This bronze wildlife sculpture was inspired by a winter day spent wandering along the Texas gulf coast with my mother (then a “snowbird”) on St. Joseph’s Island. We spent the day soaking up the sunshine, listening to gulls call overhead while gathering shells and examining crab claws and sea turtle bones, and other wonderful ocean treasures. As a wildlife artist, the seashore – with its wealth of textures, beautiful colors, and rare glimpses of the mysterious exquisite creatures they come from – is always a treasure hunt for me.

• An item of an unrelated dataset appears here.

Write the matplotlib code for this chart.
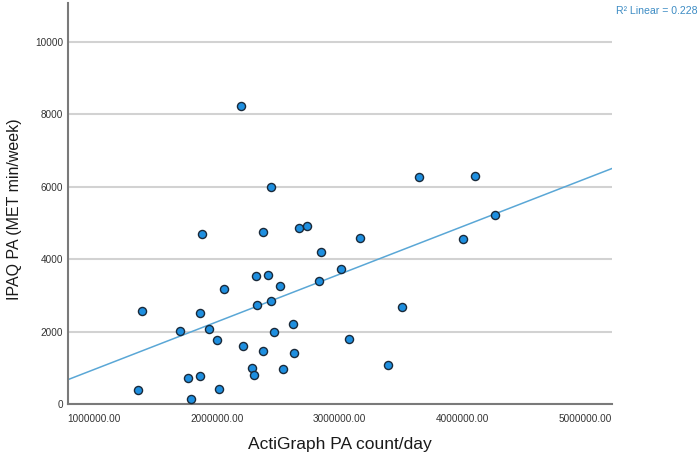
import numpy as np
import matplotlib.pyplot as plt

# ===========================
# Dados
# ===========================
actigraph = [1361000, 1389000, 1698000, 1768000, 1788000, 1864000, 1864000, 1877000,
             1940000, 2000000, 2020000, 2062000, 2195000, 2211000, 2287000, 2306000,
             2320000, 2325000, 2380000, 2380000, 2415000, 2440000, 2440000, 2466000,
             2515000, 2537000, 2621000, 2632000, 2673000, 2735000, 2833000, 2852000,
             3010000, 3075000, 3167000, 3392000, 3509000, 3645000, 4009000, 4106000,
             4264000]
ipaq = [387, 2556, 2019, 730, 149, 786, 2509, 4686,
        2066, 1781, 415, 3164, 8226, 1604, 996, 794,
        3524, 2749, 4741, 1458, 3569, 5986, 2849, 1983,
        3264, 960, 2224, 1402, 4860, 4915, 3402, 4204,
        3717, 1790, 4600, 1079, 2675, 6279, 4547, 6307,
        5211]
x_ticks = [1000000, 2000000, 3000000, 4000000, 5000000]
y_ticks = [0, 2000, 4000, 6000, 8000, 10000]
r2_label = "R\u00b2 Linear = 0.228"

plt.rcParams['font.family'] = ['Liberation Sans', 'DejaVu Sans']

fig = plt.figure(figsize=(7, 4.54), dpi=100)
ax = fig.add_axes([68 / 700, 1 - 404 / 454, (612 - 68) / 700, (404 - 3) / 454])

xlim = (788000, 5220000)
ax.set_xlim(*xlim)
ax.set_ylim(0, 11080)

# grade horizontal
ax.set_yticks(y_ticks)
ax.set_xticks(x_ticks)
ax.yaxis.grid(True, color='#d2d2d2', linewidth=1.5)
ax.set_axisbelow(True)

# reta de regressão
x = np.array(actigraph, dtype=float)
y = np.array(ipaq, dtype=float)
coef = np.polyfit(x, y, 1)
xx = np.array(xlim)
ax.plot(xx, np.polyval(coef, xx), color='#5aa7d6', linewidth=1.1, zorder=2)

ax.scatter(x, y, s=34, facecolor='#1e8fe0', edgecolor='#1a2a3a', linewidth=1.0, zorder=3)

for s in ['top', 'right']:
    ax.spines[s].set_visible(False)
for s in ['left', 'bottom']:
    ax.spines[s].set_color('#7a7a7a')
    ax.spines[s].set_linewidth(1.5)

ax.set_xticklabels([f"{v:.2f}" for v in x_ticks])
ax.set_yticklabels([str(v) for v in y_ticks])
ax.tick_params(length=0, labelsize=7.2, labelcolor='#333333')
ax.tick_params(axis='x', pad=7)
ax.tick_params(axis='y', pad=3.5)

# rótulos dos eixos
fig.text(340 / 700, 1 - 444 / 454, "ActiGraph PA count/day", ha='center', va='center',
         fontsize=12.5, color='#1a1a1a')
fig.text(15 / 700, 1 - 209 / 454, "IPAQ PA (MET min/week)", ha='center', va='center',
         rotation=90, fontsize=11.5, color='#1a1a1a')

fig.text(698 / 700, 1 - 11 / 454, r2_label, ha='right', va='center',
         fontsize=7.6, color='#3d8cc4')

fig.savefig("out.png", dpi=100)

After that Texas visit, I moved on across the coast to Florida. All along the Gulf Coast, I watched the winter flocks of Royal Terns standing with their faces to the wind, resting and keeping watch over their portions of the beach, always on the alert for potential predators and problems. This piece began to form in my mind – a study of both the toughness required by this environment, yet also the extreme fragility of all life. Nature and nurture, this sculpture demonstrates how all creatures are interconnected, from both the past and the present, for continued survival on this planet. All this, mixed with my mother’s nurturing and the things we both loved – the sounds of bird calls and waves, gentle winds off the water, warm sand underfoot, the brilliant blues of sea and sky, the unending search for shells and other treasures – they all became part of this piece. Days well spent.
My mother is gone now, but the values she taught me about what is truly important in life, continue to live on and feed my soul.
“Head Wind” – Royal Tern (previously titled “Ocean Treasures”), was selected for the 2009 “Art of the Animal Kingdom XIV”, at the Bennington Center For The Arts, Bennington, Vermont, as well as the 2009 American Women Artists annual Competition Show in Easton, Maryland.